Quant aux Anglais, quelle terreur indicible les saisit ! « Race superstitieuse, » ainsi qu’il est dit au procès (II, 370), ils se sentent sous le bras de Dieu ou sous la griffe du démon. Il ne fait pas bon s’attarder sur ce sol où la maléficieuse Pucelle a dit que pas un seul Anglais ne demeurerait que ceux qui sont en terre.

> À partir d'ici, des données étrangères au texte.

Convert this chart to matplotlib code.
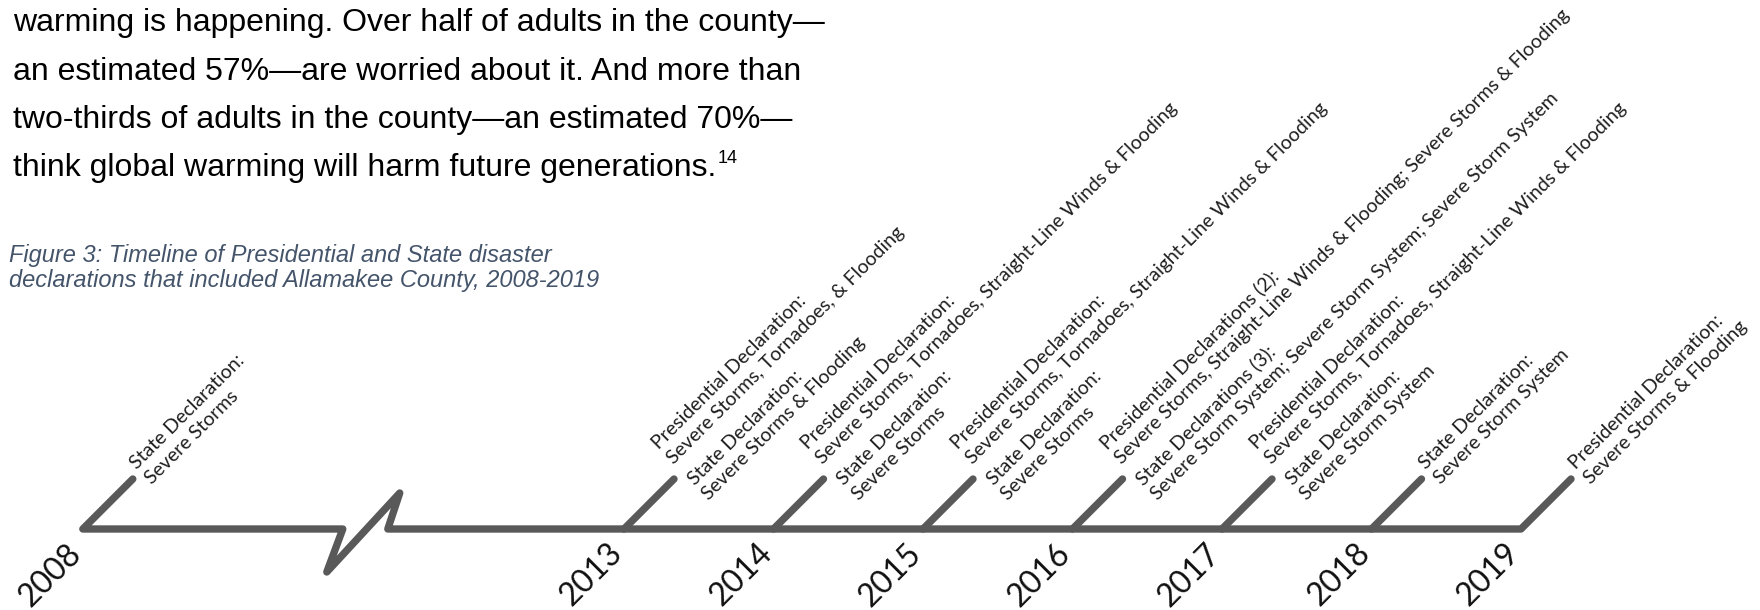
import matplotlib
matplotlib.use("Agg")
import matplotlib.pyplot as plt
import matplotlib.transforms as mtransforms

# ---------------- data ----------------
years = [2008, 2013, 2014, 2015, 2016, 2017, 2018, 2019]

presidential = [
    None,
    "Presidential Declaration:\nSevere Storms, Tornadoes, & Flooding",
    "Presidential Declaration:\nSevere Storms, Tornadoes, Straight-Line Winds & Flooding",
    "Presidential Declaration:\nSevere Storms, Tornadoes, Straight-Line Winds & Flooding",
    "Presidential Declarations (2):\nSevere Storms, Straight-Line Winds & Flooding; Severe Storms & Flooding",
    "Presidential Declaration:\nSevere Storms, Tornadoes, Straight-Line Winds & Flooding",
    None,
    "Presidential Declaration:\nSevere Storms & Flooding",
]

state = [
    "State Declaration:\nSevere Storms",
    "State Declaration:\nSevere Storms & Flooding",
    "State Declaration:\nSevere Storms",
    "State Declaration:\nSevere Storms",
    "State Declarations (3):\nSevere Storm System; Severe Storm System; Severe Storm System",
    "State Declaration:\nSevere Storm System",
    "State Declaration:\nSevere Storm System",
    None,
]

body_lines = [
    "warming is happening. Over half of adults in the county\u2014",
    "an estimated 57%\u2014are worried about it. And more than",
    "two-thirds of adults in the county\u2014an estimated 70%\u2014",
    "think global warming will harm future generations.",
]
footnote = "14"

caption_lines = [
    "Figure 3: Timeline of Presidential and State disaster",
    "declarations that included Allamakee County, 2008-2019",
]

# ---------------- layout / style ----------------
W, H, DPI = 1760, 610, 100
YEAR_PX = 149.5       # pixels per year after the break
X2013_PX = 624        # pixel x of 2013
BASE_PX = 529         # pixel y of the baseline
UNIT_PX = 50          # pixel height of one tick unit
COMPRESSED_GAP = 3.62 # displayed width (in years) of the 2008-2013 break

LINE_COLOR = "#595959"
LW = 5.3
LABEL_FONT = "Lato"
BODY_FONT = "Liberation Sans"

fig = plt.figure(figsize=(W / DPI, H / DPI), dpi=DPI)
fig.patch.set_facecolor("white")
ax = fig.add_axes([0, 0, 1, 1])
ax.set_xlim(2013 - X2013_PX / YEAR_PX, 2013 + (W - X2013_PX) / YEAR_PX)
ax.set_ylim(-(H - BASE_PX) / UNIT_PX, BASE_PX / UNIT_PX)
ax.axis("off")

TICK_DX = UNIT_PX / YEAR_PX   # 45 degree ticks

positions = [y if y >= 2013 else 2013 - COMPRESSED_GAP for y in years]

# main path: 2008 tick -> baseline -> break -> ... -> 2019 tick
x0, xl = positions[0], positions[-1]
brk_dx = [1.739, 1.632, 2.120, 2.040]
brk_dy = [0.0, -0.86, 0.72, 0.0]
xs = [x0 + TICK_DX, x0] + [x0 + d for d in brk_dx] + [xl, xl + TICK_DX]
ys = [1, 0] + brk_dy + [0, 1]
ax.plot(xs, ys, color=LINE_COLOR, lw=LW, solid_capstyle="round",
        solid_joinstyle="round")

for p in positions[1:-1]:
    ax.plot([p, p + TICK_DX], [0, 1], color=LINE_COLOR, lw=LW,
            solid_capstyle="round")


def off(along, perp):
    """offset in pixels: along = up-right text direction, perp = down-right"""
    r = 0.7071
    dx = along * r + perp * r
    dy = along * r - perp * r
    return mtransforms.offset_copy(ax.transData, fig=fig, x=dx * 72 / DPI,
                                   y=dy * 72 / DPI, units="points")


ALONG = 9.5
PITCH = 21.0
label_kw = dict(rotation=45, rotation_mode="anchor", ha="left",
                va="baseline", family=LABEL_FONT, fontsize=14,
                color="#1f1f1f")


def draw_block(tx, ty, text, first_perp):
    for i, line in enumerate(text.split("\n")):
        ax.text(tx, ty, line, transform=off(ALONG, first_perp + i * PITCH),
                **label_kw)


for p, yr, pres, st in zip(positions, years, presidential, state):
    tx, ty = p + TICK_DX, 1
    if pres and st:
        draw_block(tx, ty, pres, -31.0)
        draw_block(tx, ty, st, 19.5)
    else:
        draw_block(tx, ty, pres or st, -3.0)
    # year label
    ax.text(p, 0, str(yr), rotation=45, rotation_mode="anchor", ha="right",
            va="baseline", family=LABEL_FONT, fontsize=23,
            color="#111111",
            transform=mtransforms.offset_copy(ax.transData, fig=fig,
                                              x=0, y=-26 * 72 / DPI,
                                              units="points"))

# body text
BODY_X = 13
body_base = [31, 80, 128, 176]
last = None
for txt, b in zip(body_lines, body_base):
    last = fig.text(BODY_X / W, 1 - b / H, txt, family=BODY_FONT,
                    fontsize=23, color="black", va="baseline", ha="left")

fig.canvas.draw()
bb = last.get_window_extent(renderer=fig.canvas.get_renderer())
fig.text((bb.x1 + 1) / W, (bb.y0 + 20) / H, footnote, family=BODY_FONT,
         fontsize=13, color="black", va="baseline", ha="left")

cap_base = [262, 287]
for txt, b in zip(caption_lines, cap_base):
    fig.text(9 / W, 1 - b / H, txt, family=BODY_FONT, style="italic",
             fontsize=17, color="#44546A", va="baseline", ha="left")

fig.savefig("out.png", dpi=DPI, facecolor="white")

Sauve qui peut !

Chose à peine croyable, huit ou dix jours après la levée du siège d’Orléans, le duc de Bedford, qui s’est replié sur Paris, reçoit de telles nouvelles de l’armée « qu’il est obligé d’expédier des lettres closes aux capitaines de tous les ports de la côte normande, de la Somme à la Seine, à Eu, Dieppe, Fécamp, Honfleur, pour leur défendre de laisser aucun déserteur se rembarquer pour l’Angleterre[2]. »

  1. G. Lefèvre-Pontalis, Revue Hebdomadaire (17 avril 1909, p. 311), et surtout : Les Sources allemandes de l’Histoire de Jeanne d’Arc (t. I, p. 144).
  2. G. Lefèvre-Pontalis, la Panique anglaise. — Les particuliers, même loin des lieux, étaient épouvantés. Le correspondant de Morosini écrit, de Bruges, immédiatement après les premières nouvelles de la levée du siège : « Un Anglais qui s’appelle Laurence XXX (Trent ? ) que Marino connaît bien, honnête et discrète personne, écrit, de cette chose, voyant ce qu’en disent, dans leurs lettres, tant hommes d’honorables et de grande foi : « Cela me fait devenir fou ! » Chronique (III, 51).